Some schools refused to elaborate on its car policy. Northern Illinois University, which hands out nine vehicles at the discretion of the athletic director, would not comment further because it created too much work for them.

Its associate athletic director for communications emailed the following refusal: “Due to the amount of time that [the Cars for Coaches Project] has now required of different people in our department and in our university, which has included your filing of FOIA for documents we volunteered to provide after we had already answered many initial questions, no one in our athletic department will be available for an interview.”

David Ridpath is assistant professor of Sports Administration at Ohio University and a member of the Drake Group, an organization that helps “defend academic integrity in the face of the burgeoning college sport industry.” When he was a Division I coach, Ridpath received a car.

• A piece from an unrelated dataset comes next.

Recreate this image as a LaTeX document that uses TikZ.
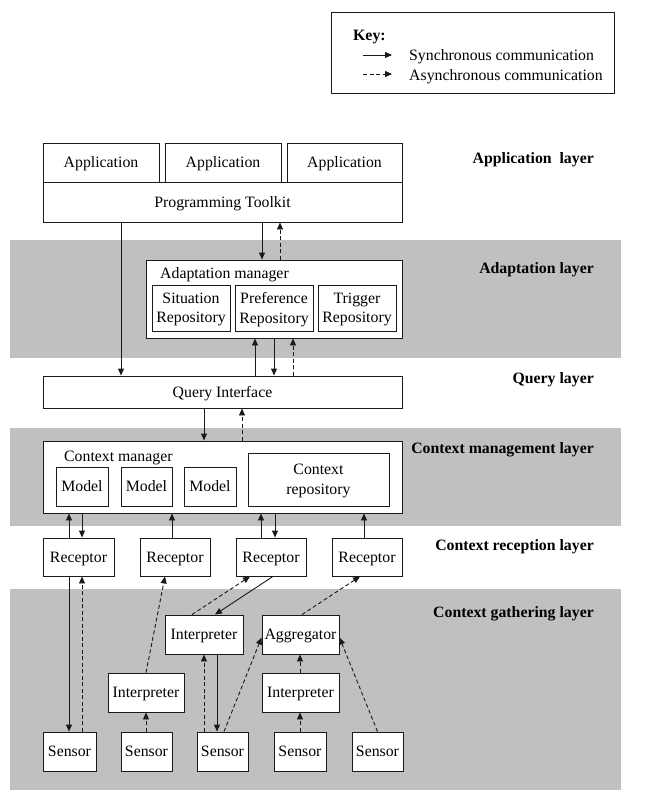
\documentclass[tikz,border=0pt]{standalone}
\usepackage{fontspec}
\setmainfont{Liberation Serif}
\usetikzlibrary{arrows.meta}
\definecolor{band}{HTML}{C0C0C0}
\definecolor{ink}{HTML}{1A1A1A}
\newcommand{\dgfont}{\fontsize{15.8}{19.5}\selectfont}
\begin{document}
\begin{tikzpicture}[x=1pt,y=-1pt,
  box/.style={draw=ink, fill=white, line width=0.9pt, inner sep=0pt, align=center, font=\dgfont, text depth=0pt},
  plain/.style={inner sep=0pt, font=\dgfont, text depth=0pt},
  layerlabel/.style={inner sep=0pt, anchor=east, font=\dgfont\bfseries, text depth=0pt},
  sync/.style={draw=ink, line width=0.9pt, -{Triangle[length=7pt,width=6pt]}},
  async/.style={draw=ink, line width=0.9pt, dash pattern=on 4pt off 2.5pt, -{Triangle[length=7pt,width=6pt]}}]
\useasboundingbox (0,0) rectangle (672,790);
\fill[white] (0,0) rectangle (672,790);
% layer bands
\fill[band] (10,240) rectangle (621,358);
\fill[band] (10,428) rectangle (621,526);
\fill[band] (10,589) rectangle (621,790);
% key
\node[draw=ink, line width=0.9pt, minimum width=283, minimum height=81, inner sep=0pt] (key) at (473,52.5) {};
\node[plain, anchor=west, font=\dgfont\bfseries] (keytitle) at (353,35) {Key:};
\coordinate (ks1) at (363,55); \coordinate (ke1) at (392,55);
\coordinate (ks2) at (363,74); \coordinate (ke2) at (392,74);
\draw[sync] (ks1) -- (ke1);
\draw[async] (ks2) -- (ke2);
\node[plain, anchor=west] (ksync) at (409,55) {Synchronous communication};
\node[plain, anchor=west] (kasync) at (409,75) {Asynchronous communication};
% layer labels
\node[layerlabel] (l1) at (594,158) {Application\ \ layer};
\node[layerlabel] (l2) at (594,268) {Adaptation layer};
\node[layerlabel] (l3) at (594,378) {Query layer};
\node[layerlabel] (l4) at (594,448) {Context management layer};
\node[layerlabel] (l5) at (594,545) {Context reception layer};
\node[layerlabel] (l6) at (594,612) {Context gathering layer};
% application layer
\node[box, minimum width=116, minimum height=39] (app1) at (101,162.5) {Application};
\node[box, minimum width=116, minimum height=39] (app2) at (223,162.5) {Application};
\node[box, minimum width=115, minimum height=39] (app3) at (344.5,162.5) {Application};
\node[box, minimum width=359, minimum height=40] (toolkit) at (222.5,202) {Programming Toolkit};
% adaptation manager
\node[box, minimum width=256, minimum height=78] (am) at (274,299) {};
\node[plain, anchor=west] (amtitle) at (160,273) {Adaptation manager};
\node[box, minimum width=78, minimum height=46] (sit) at (191,308) {Situation\\Repository};
\node[box, minimum width=78, minimum height=46] (pref) at (274,308) {Preference\\Repository};
\node[box, minimum width=78, minimum height=46] (trig) at (357,308) {Trigger\\Repository};
% query interface
\node[box, minimum width=359, minimum height=32] (qi) at (222.5,392) {Query Interface};
% context manager
\node[box, minimum width=359, minimum height=72] (cm) at (222.5,477) {};
\node[plain, anchor=west] (cmtitle) at (64,456) {Context manager};
\node[box, minimum width=52, minimum height=39] (m1) at (82,486.5) {Model};
\node[box, minimum width=51, minimum height=39] (m2) at (146.5,486.5) {Model};
\node[box, minimum width=52, minimum height=39] (m3) at (210,486.5) {Model};
\node[box, minimum width=141, minimum height=53] (crepo) at (318.5,479.5) {Context\\repository};
% receptors
\node[box, minimum width=71, minimum height=38] (r1) at (78.5,557) {Receptor};
\node[box, minimum width=70, minimum height=38] (r2) at (175,557) {Receptor};
\node[box, minimum width=70, minimum height=38] (r3) at (271,557) {Receptor};
\node[box, minimum width=70, minimum height=38] (r4) at (367,557) {Receptor};
% gathering
\node[box, minimum width=78, minimum height=39] (int2) at (204,634.5) {Interpreter};
\node[box, minimum width=77, minimum height=39] (agg) at (300.5,634.5) {Aggregator};
\node[box, minimum width=76, minimum height=39] (int1) at (146,692.5) {Interpreter};
\node[box, minimum width=77, minimum height=39] (int3) at (300.5,692.5) {Interpreter};
\node[box, minimum width=53, minimum height=39] (s1) at (69.5,751.5) {Sensor};
\node[box, minimum width=51, minimum height=39] (s2) at (146.5,751.5) {Sensor};
\node[box, minimum width=51, minimum height=39] (s3) at (222.5,751.5) {Sensor};
\node[box, minimum width=52, minimum height=39] (s4) at (300,751.5) {Sensor};
\node[box, minimum width=51, minimum height=39] (s5) at (377.5,751.5) {Sensor};
% column helpers
\coordinate (c121) at (121,0); \coordinate (c262) at (262,0); \coordinate (c280) at (280,0);
\coordinate (c255) at (255,0); \coordinate (c274) at (274,0); \coordinate (c293) at (293,0);
\coordinate (c204) at (204,0); \coordinate (c242) at (242,0);
\coordinate (c69) at (69,0); \coordinate (c82) at (82,0); \coordinate (c172) at (172,0);
\coordinate (c261) at (261,0); \coordinate (c275) at (275,0); \coordinate (c364) at (364,0);
\coordinate (c146) at (146,0); \coordinate (c217) at (217,0); \coordinate (c300) at (300,0);
% connectors
\draw[sync] (toolkit.south -| c121) -- (qi.north -| c121);
\draw[sync] (toolkit.south -| c262) -- (am.north -| c262);
\draw[async] (am.north -| c280) -- (toolkit.south -| c280);
\draw[sync] (qi.north -| c255) -- (am.south -| c255);
\draw[sync] (am.south -| c274) -- (qi.north -| c274);
\draw[async] (qi.north -| c293) -- (am.south -| c293);
\draw[sync] (qi.south -| c204) -- (cm.north -| c204);
\draw[async] (cm.north -| c242) -- (qi.south -| c242);
\draw[sync] (r1.north -| c69) -- (cm.south -| c69);
\draw[sync] (cm.south -| c82) -- (r1.north -| c82);
\draw[sync] (r2.north -| c172) -- (cm.south -| c172);
\draw[sync] (r3.north -| c261) -- (cm.south -| c261);
\draw[sync] (cm.south -| c275) -- (r3.north -| c275);
\draw[sync] (r4.north -| c364) -- (cm.south -| c364);
\draw[sync] (r1.south -| c69) -- (s1.north -| c69);
\draw[async] (s1.north -| c82) -- (r1.south -| c82);
\draw[async] (s2.north -| c146) -- (int1.south -| c146);
\draw[async] (int1.north) -- ([xshift=-10pt]r2.south);
\draw[async] ([xshift=-12pt]int2.north) -- ([xshift=-21pt]r3.south);
\draw[sync] ([xshift=2pt]r3.south) -- ([xshift=11pt]int2.north);
\draw[async] (s3.north -| c204) -- (int2.south -| c204);
\draw[sync] (int2.south -| c217) -- (s3.north -| c217);
\draw[async] ([xshift=1.5pt]s3.north) -- ([yshift=-3pt]agg.west);
\draw[async] (s4.north -| c300) -- (int3.south -| c300);
\draw[async] (int3.north -| c300) -- (agg.south -| c300);
\draw[async] (s5.north) -- ([yshift=-3pt]agg.east);
\draw[async] ([xshift=1.5pt]agg.north) -- ([xshift=-7pt]r4.south);
\end{tikzpicture}
\end{document}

“Honestly, that’s one of the things I really miss from athletics was getting the perk of a car,” he said.

He said free cars for coaches impact recruiting much more at M.A.C. schools than larger Division I schools like Ohio State or Florida. On a national level, he said, coaches’ perks in general need to be drawn back in light of recent tuition hikes and an economic recession.

“We have to work with Congress on restricting the college athletic salaries because it’s so far out of control right now, especially when the rest of the campus is suffering economically.”